MATERIAL:
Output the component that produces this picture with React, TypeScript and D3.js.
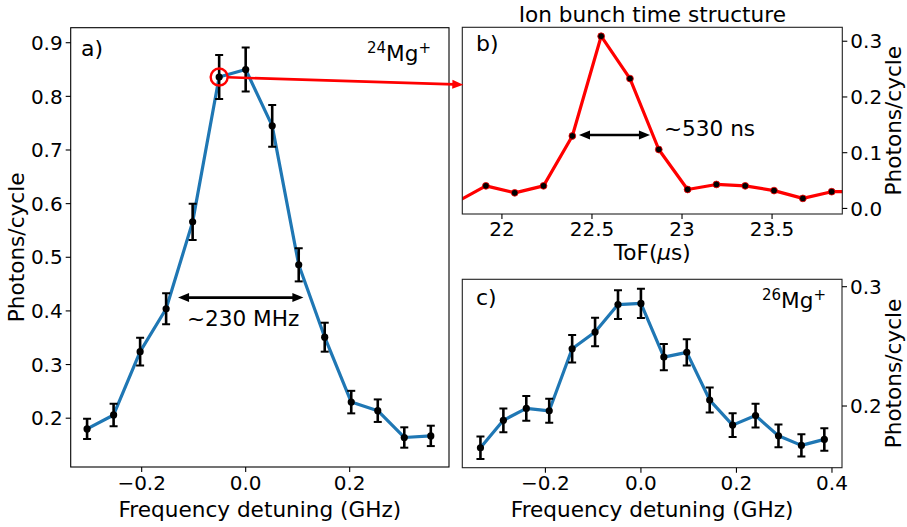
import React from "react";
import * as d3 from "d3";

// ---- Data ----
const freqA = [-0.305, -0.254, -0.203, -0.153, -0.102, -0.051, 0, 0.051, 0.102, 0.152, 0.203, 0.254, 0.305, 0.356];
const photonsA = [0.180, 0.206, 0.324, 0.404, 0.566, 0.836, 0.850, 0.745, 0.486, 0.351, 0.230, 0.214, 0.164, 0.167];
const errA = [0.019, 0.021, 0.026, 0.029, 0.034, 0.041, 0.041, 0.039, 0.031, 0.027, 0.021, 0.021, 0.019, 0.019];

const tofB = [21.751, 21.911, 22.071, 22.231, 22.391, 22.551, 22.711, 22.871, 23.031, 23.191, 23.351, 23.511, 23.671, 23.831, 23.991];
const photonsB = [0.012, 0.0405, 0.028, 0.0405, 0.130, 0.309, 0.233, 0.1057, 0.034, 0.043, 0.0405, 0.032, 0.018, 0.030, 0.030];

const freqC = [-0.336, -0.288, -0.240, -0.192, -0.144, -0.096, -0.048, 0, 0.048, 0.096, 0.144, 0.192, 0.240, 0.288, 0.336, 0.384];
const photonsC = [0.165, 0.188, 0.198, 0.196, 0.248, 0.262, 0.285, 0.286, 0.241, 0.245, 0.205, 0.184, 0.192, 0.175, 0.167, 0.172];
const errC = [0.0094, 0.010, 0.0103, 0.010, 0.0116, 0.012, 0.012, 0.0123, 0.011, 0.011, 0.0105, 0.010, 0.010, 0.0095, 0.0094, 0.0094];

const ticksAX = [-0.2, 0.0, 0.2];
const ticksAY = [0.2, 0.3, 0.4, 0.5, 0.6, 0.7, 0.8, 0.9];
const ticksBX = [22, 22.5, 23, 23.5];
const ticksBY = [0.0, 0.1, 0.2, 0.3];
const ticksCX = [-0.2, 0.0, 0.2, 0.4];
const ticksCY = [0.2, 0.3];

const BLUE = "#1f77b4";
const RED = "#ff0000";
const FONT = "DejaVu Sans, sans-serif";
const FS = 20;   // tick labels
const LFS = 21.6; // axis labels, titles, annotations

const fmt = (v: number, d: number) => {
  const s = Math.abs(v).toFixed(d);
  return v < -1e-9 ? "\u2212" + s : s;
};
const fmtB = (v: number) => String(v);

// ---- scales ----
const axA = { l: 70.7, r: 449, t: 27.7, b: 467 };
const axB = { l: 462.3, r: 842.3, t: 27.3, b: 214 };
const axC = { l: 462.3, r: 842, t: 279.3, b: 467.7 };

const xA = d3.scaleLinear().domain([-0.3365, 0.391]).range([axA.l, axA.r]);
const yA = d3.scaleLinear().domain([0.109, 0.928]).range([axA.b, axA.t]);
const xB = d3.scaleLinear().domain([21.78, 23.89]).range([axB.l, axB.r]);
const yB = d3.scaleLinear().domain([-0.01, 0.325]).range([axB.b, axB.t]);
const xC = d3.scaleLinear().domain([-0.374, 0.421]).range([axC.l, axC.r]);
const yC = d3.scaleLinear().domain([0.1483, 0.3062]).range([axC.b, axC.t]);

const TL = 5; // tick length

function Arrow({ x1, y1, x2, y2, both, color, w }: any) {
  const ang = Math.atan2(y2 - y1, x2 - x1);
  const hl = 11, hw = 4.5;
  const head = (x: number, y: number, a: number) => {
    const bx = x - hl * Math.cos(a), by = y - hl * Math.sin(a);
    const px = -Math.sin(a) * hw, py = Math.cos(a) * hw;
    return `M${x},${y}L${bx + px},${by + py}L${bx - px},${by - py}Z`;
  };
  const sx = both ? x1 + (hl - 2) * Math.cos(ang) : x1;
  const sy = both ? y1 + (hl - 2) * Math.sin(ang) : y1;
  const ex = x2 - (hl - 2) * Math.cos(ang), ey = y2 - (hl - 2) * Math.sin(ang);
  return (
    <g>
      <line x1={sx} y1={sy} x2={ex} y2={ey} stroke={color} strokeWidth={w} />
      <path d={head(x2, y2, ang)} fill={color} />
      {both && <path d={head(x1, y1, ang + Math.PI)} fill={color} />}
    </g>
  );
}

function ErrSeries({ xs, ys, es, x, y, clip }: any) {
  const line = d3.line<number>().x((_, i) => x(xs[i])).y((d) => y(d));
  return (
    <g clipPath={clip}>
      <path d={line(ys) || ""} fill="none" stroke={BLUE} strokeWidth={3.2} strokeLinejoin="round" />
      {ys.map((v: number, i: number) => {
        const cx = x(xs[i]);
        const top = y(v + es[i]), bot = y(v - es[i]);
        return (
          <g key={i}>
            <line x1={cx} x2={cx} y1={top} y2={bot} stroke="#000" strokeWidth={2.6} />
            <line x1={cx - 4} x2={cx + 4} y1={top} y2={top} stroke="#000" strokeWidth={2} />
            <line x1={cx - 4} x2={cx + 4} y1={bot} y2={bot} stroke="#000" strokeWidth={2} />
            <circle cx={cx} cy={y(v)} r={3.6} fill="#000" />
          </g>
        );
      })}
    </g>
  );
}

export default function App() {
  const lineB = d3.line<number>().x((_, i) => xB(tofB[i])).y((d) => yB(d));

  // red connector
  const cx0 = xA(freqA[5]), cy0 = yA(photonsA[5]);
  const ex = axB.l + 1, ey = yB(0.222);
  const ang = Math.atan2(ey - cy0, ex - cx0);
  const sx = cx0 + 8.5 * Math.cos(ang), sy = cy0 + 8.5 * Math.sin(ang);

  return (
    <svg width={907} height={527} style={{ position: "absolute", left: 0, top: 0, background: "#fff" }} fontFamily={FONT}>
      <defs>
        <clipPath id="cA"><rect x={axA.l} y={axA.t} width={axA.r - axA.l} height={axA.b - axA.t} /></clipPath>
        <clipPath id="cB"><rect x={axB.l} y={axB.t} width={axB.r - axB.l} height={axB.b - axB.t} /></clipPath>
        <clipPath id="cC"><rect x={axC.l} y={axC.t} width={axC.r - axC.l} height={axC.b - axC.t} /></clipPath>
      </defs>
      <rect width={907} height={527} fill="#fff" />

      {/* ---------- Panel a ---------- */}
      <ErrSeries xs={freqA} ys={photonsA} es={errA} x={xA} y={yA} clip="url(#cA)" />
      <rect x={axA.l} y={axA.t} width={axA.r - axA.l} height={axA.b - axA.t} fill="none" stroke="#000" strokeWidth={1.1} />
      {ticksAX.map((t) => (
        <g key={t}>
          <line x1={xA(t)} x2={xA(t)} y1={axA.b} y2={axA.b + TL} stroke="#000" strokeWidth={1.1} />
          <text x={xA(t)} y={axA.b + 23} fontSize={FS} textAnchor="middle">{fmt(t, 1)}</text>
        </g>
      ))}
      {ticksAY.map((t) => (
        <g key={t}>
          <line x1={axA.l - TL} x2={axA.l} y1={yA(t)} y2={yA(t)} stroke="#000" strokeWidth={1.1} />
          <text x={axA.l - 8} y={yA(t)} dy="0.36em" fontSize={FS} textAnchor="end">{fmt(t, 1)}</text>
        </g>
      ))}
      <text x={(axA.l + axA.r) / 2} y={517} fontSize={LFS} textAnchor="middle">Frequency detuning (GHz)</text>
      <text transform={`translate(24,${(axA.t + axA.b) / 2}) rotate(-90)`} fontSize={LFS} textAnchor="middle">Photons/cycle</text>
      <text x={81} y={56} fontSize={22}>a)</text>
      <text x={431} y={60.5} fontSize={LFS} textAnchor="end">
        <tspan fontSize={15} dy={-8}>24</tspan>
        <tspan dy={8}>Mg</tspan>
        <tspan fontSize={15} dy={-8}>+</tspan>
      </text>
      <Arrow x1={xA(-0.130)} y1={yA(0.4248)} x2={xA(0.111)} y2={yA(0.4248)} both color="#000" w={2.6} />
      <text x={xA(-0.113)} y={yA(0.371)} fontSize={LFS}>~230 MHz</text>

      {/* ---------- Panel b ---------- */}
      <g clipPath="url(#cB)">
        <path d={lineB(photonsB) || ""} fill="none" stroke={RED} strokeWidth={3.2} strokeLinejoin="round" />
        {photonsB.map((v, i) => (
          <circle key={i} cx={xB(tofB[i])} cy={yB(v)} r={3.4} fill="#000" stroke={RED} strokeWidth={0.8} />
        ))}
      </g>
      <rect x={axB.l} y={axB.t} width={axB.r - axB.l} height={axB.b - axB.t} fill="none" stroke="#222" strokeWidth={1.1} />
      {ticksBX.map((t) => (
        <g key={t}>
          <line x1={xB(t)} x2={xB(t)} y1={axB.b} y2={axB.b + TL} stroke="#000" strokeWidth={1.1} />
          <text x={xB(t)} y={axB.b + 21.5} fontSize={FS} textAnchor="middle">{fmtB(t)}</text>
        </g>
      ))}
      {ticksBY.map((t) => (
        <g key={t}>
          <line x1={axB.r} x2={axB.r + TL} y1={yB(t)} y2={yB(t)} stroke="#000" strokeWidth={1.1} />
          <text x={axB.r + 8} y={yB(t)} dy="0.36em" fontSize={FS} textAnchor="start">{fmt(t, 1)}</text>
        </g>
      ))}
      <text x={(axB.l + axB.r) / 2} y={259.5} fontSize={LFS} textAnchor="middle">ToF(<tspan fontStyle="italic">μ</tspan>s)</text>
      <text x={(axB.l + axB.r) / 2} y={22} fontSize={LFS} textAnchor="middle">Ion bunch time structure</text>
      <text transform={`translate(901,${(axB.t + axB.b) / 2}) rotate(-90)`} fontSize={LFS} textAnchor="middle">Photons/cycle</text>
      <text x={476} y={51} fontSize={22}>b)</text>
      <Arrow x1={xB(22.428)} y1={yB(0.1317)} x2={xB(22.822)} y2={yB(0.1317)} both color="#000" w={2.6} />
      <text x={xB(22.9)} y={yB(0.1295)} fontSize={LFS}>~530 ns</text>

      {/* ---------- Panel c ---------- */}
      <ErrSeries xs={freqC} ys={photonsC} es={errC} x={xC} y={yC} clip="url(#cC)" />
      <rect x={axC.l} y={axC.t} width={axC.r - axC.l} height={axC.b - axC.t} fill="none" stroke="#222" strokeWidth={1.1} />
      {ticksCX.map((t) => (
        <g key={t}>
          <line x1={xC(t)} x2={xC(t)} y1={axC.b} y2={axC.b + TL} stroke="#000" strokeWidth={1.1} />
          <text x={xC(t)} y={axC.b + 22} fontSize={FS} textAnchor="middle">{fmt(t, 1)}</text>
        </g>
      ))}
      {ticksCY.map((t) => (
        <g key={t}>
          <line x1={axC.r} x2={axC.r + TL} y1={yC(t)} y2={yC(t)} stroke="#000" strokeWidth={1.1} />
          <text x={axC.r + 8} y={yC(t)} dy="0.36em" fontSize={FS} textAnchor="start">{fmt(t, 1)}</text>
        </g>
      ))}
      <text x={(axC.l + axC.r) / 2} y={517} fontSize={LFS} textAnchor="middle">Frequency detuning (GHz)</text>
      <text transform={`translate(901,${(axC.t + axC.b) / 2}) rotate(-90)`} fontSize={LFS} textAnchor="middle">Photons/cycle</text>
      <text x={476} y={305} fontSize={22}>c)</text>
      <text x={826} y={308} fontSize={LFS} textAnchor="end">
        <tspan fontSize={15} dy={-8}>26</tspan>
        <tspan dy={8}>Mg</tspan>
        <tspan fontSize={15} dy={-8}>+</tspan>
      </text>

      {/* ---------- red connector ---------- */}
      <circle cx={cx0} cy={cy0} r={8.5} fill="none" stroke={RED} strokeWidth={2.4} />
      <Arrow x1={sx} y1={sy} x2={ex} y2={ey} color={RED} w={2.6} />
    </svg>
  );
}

GOAL: Without the pictures, please reproduce each line of the listing above exactly, from the first one through the line bearing "import * as".

COMPLETE ANSWER:
Output the component that produces this picture with React, TypeScript and D3.js.
import React from "react";
import * as d3 from "d3";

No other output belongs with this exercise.